Innovative Phishing Simulations to Build Cyber-Resilience

Innovative Phishing Simulations to Build Cyber-Resilience

NTEN
NTENApr 7, 2026

Why It Matters

By raising the realism and educational impact of simulations, organizations turn employees into active threat sensors, reducing breach risk and strengthening overall cyber‑resilience. The approach also democratizes security training for nonprofits with limited resources.

Key Takeaways

  • Hyper-personalized simulations mimic real corporate communications
  • Simulations now include MFA bypass and session hijacking scenarios
  • Just-in-time micro‑learning turns failures into immediate teachable moments
  • Free tools like Gophish enable nonprofits to run cost‑effective campaigns
  • Reporting rate, not click rate, is the key success metric

Pulse Analysis

The next generation of phishing simulations reflects the rapid adoption of generative AI and automation by threat actors. Gartner reports that nearly 30% of security leaders have already faced AI‑generated attacks, prompting defenders to abandon one‑size‑fits‑all campaigns. By crafting messages that replicate the cadence of internal Slack threads, Jira notifications, or Workday alerts, organizations create hyper‑personalized lures that force users to scrutinize subtle technical cues rather than obvious spelling errors. This level of realism not only uncovers hidden vulnerabilities but also aligns training with the actual attack surface of modern enterprises.

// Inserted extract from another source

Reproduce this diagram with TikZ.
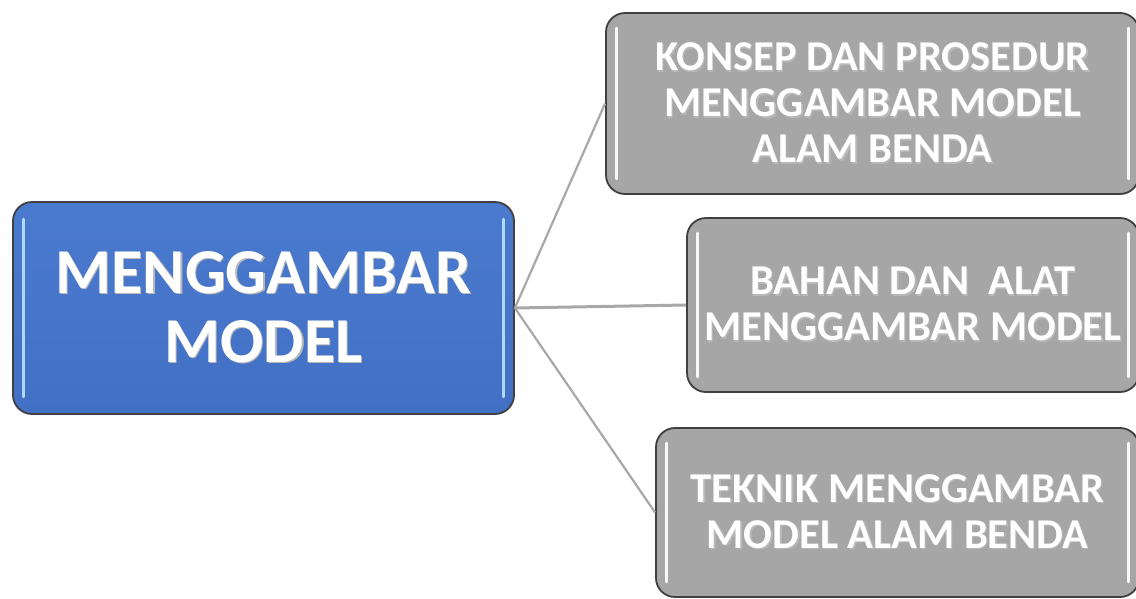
\documentclass[tikz,border=0pt]{standalone}
\usepackage{fontspec}
\setmainfont{Carlito}
\usepackage{xcolor}
\definecolor{rootblue}{RGB}{66,112,196}
\definecolor{rootblueup}{RGB}{74,122,206}
\definecolor{leafgray}{RGB}{166,166,166}
\definecolor{rimgray}{RGB}{64,64,64}
\definecolor{linkgray}{RGB}{168,168,168}
\definecolor{glossblue}{RGB}{175,215,248}
\usetikzlibrary{positioning}
% white caption with a soft drop shadow
\newcommand{\shtxt}[1]{\makebox[0pt][l]{\raisebox{-1.3pt}{\hspace{1.3pt}\color{black!28}#1}}#1}

\begin{document}
\begin{tikzpicture}[x=1pt, y=-1pt,
  mapbox/.style={rounded corners=19pt, draw=rimgray, line width=1.8pt, inner sep=0pt,
    align=center, text=white, font=\bfseries},
  rootbox/.style={mapbox, top color=rootblueup, bottom color=rootblue,
    font=\bfseries\fontsize{64}{67}\selectfont},
  leafbox/.style={mapbox, fill=leafgray, font=\bfseries\fontsize{42.5}{46}\selectfont},
  link/.style={draw=linkgray, line width=2.2pt},
  gloss/.style={line width=3pt, line cap=round}]
\useasboundingbox (0,0) rectangle (1136,598);
% Central topic
\node[rootbox, minimum width=501pt, minimum height=212pt] (root) at (263.5,308)
  {\shtxt{MENGGAMBAR}\\[2pt]\shtxt{MODEL}};
% Sub topics
\foreach \nm/\cx/\cy/\bw/\bh/\txt in {
  konsep/872.5/103.5/533/181/{\shtxt{KONSEP DAN PROSEDUR}\\\shtxt{MENGGAMBAR MODEL}\\\shtxt{ALAM BENDA}},
  bahan/913/305/452/174/{\shtxt{BAHAN DAN\ \ ALAT}\\\shtxt{MENGGAMBAR MODEL}},
  teknik/897.5/512.5/483/169/{\shtxt{TEKNIK MENGGAMBAR}\\\shtxt{MODEL ALAM BENDA}}} {
  \node[leafbox, minimum width=\bw pt, minimum height=\bh pt] (\nm) at (\cx,\cy) {\txt};
}
% Connectors
\foreach \nm in {konsep, teknik} {
  \draw[link] (root.east) -- (\nm.west);
}
\draw[link, line width=3pt] (root.east) -- (bahan.west);
% Glossy highlights
\draw[gloss, glossblue] ([xshift=11pt, yshift=-18pt]root.north west) -- ([xshift=11pt, yshift=18pt]root.south west);
\draw[gloss, glossblue] ([xshift=-11pt, yshift=-18pt]root.north east) -- ([xshift=-11pt, yshift=18pt]root.south east);
\foreach \nm in {konsep, bahan, teknik} {
  \draw[gloss, white!92!leafgray] ([xshift=11pt, yshift=-16pt]\nm.north west) -- ([xshift=11pt, yshift=16pt]\nm.south west);
  \draw[gloss, white!92!leafgray] ([xshift=-11pt, yshift=-16pt]\nm.north east) -- ([xshift=-11pt, yshift=16pt]\nm.south east);
}
\end{tikzpicture}
\end{document}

Technical sophistication is now a core component of effective simulations. Adversary‑in‑the‑Middle (AiTM) techniques can hijack MFA sessions, rendering traditional password‑only defenses obsolete. Simulated proxy‑phishing attacks that demonstrate cookie theft and session hijacking provide a visceral "teach‑able moment" that static phishing emails cannot. Coupled with frameworks like MITRE ATT&CK T1566 and NIST's PhishScale, these exercises generate granular data on cue visibility and cognitive load, enabling security teams to fine‑tune defenses based on measurable human factors.

Beyond large corporations, the democratization of advanced phishing simulations is reshaping nonprofit security. Open‑source platforms such as Gophish allow organizations to clone internal login pages and run fully featured campaigns at no cost, while free educational resources from SANS supplement the learning experience. The industry’s metric of success is also evolving: reporting rates now outweigh click rates as the primary indicator of a resilient workforce. Gamified reporting incentives and real‑time micro‑learning transform employees from passive victims into proactive sensors, creating a distributed intelligence mesh that is far harder for attackers to breach.